Bypassing the CCRM
#1
Bypassing the CCRM
I'm Jack, and I have had my Mustang for a few years now, and personally know the man who sold it to me. In the past year and a half it has been consistently overheating. I replaced the sending units, and that didn't help. I then replaced the CCRM, and it helped a little, but it seems my fan still won't kick into high speed. I'm curious if anyone can give me some pointers to bypass the fan speed modulator and just have the fan running at high speed at all times. I figure this would be plausibile, considering all fans used to run so long as the water pump was running, since the fan was mounted to it in old cars. I don't know much at all about cars, so any help at all would be much appreciated.
#5
I'm Jack, and I have had my Mustang for a few years now, and personally know the man who sold it to me.
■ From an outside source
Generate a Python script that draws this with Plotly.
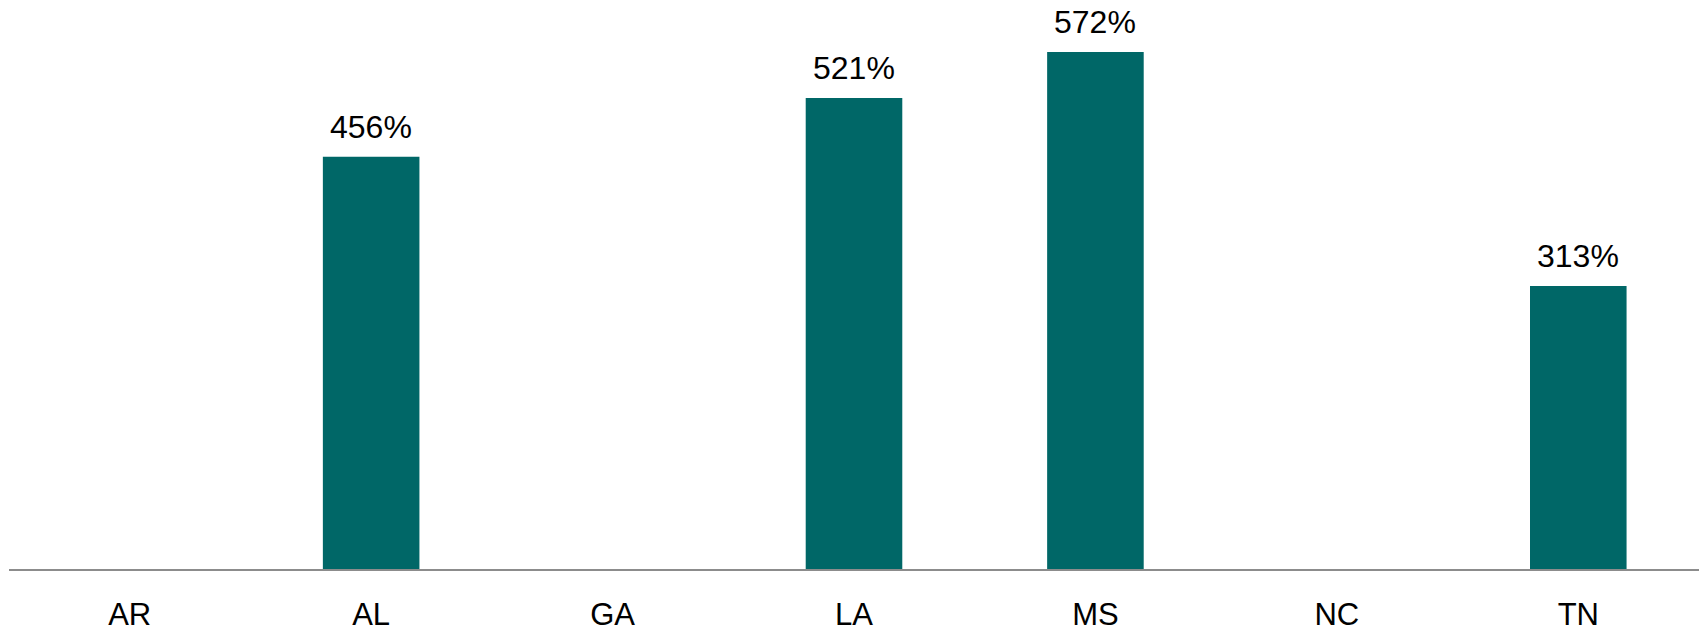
import plotly.graph_objects as go

states = ["AR", "AL", "GA", "LA", "MS", "NC", "TN"]
values = [0, 456, 0, 521, 572, 0, 313]
labels = ["", "456%", "", "521%", "572%", "", "313%"]

bar_color = "#006767"

fig = go.Figure()
fig.add_trace(go.Bar(
    x=states, y=values, marker_color=bar_color, marker_line_width=0,
    hoverinfo="skip",
))

for s, v, t in zip(states, values, labels):
    if t:
        fig.add_annotation(x=s, y=v, text=t, showarrow=False, yanchor="bottom",
                           yshift=10, font=dict(family="Liberation Sans, Arial", size=32, color="black"))

fig.update_layout(
    width=1699, height=631,
    margin=dict(l=9, r=0, t=8, b=62),
    plot_bgcolor="white", paper_bgcolor="white",
    bargap=0.6, showlegend=False,
    font=dict(family="Liberation Sans, Arial", size=30, color="black"),
)
fig.update_xaxes(showline=True, linecolor="#8c8c8c", linewidth=2, ticks="outside",
                 ticklen=17, tickcolor="rgba(0,0,0,0)", showgrid=False, automargin=False,
                 tickfont=dict(size=31, color="black"))
fig.update_yaxes(range=[0, 620.6], visible=False, showgrid=False, zeroline=False, automargin=False)

fig.write_html("out.html", config={"displayModeBar": False},
               post_script="document.body.style.margin='0';document.body.style.overflow='hidden';")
In the past year and a half it has been consistently overheating. I replaced the sending units, and that didn't help. I then replaced the CCRM, and it helped a little, but it seems my fan still won't kick into high speed. I'm curious if anyone can give me some pointers to bypass the fan speed modulator and just have the fan running at high speed at all times. I figure this would be plausibile, considering all fans used to run so long as the water pump was running, since the fan was mounted to it in old cars. I don't know much at all about cars, so any help at all would be much appreciated.
#6
If you trace the wiring back you should see it connects to a relay before connecting to the solenoid. Disconnect it and run it straight to the solenoid only to test that your fan clutch isn't gone. I wouldn't leave it that way, it will burn out before long. If the fan is capable of running high then I'd look at the thermostat or the relay as possibly the cause.
If it won't run high in testing, you probably have a bad fan clutch.
If it won't run high in testing, you probably have a bad fan clutch.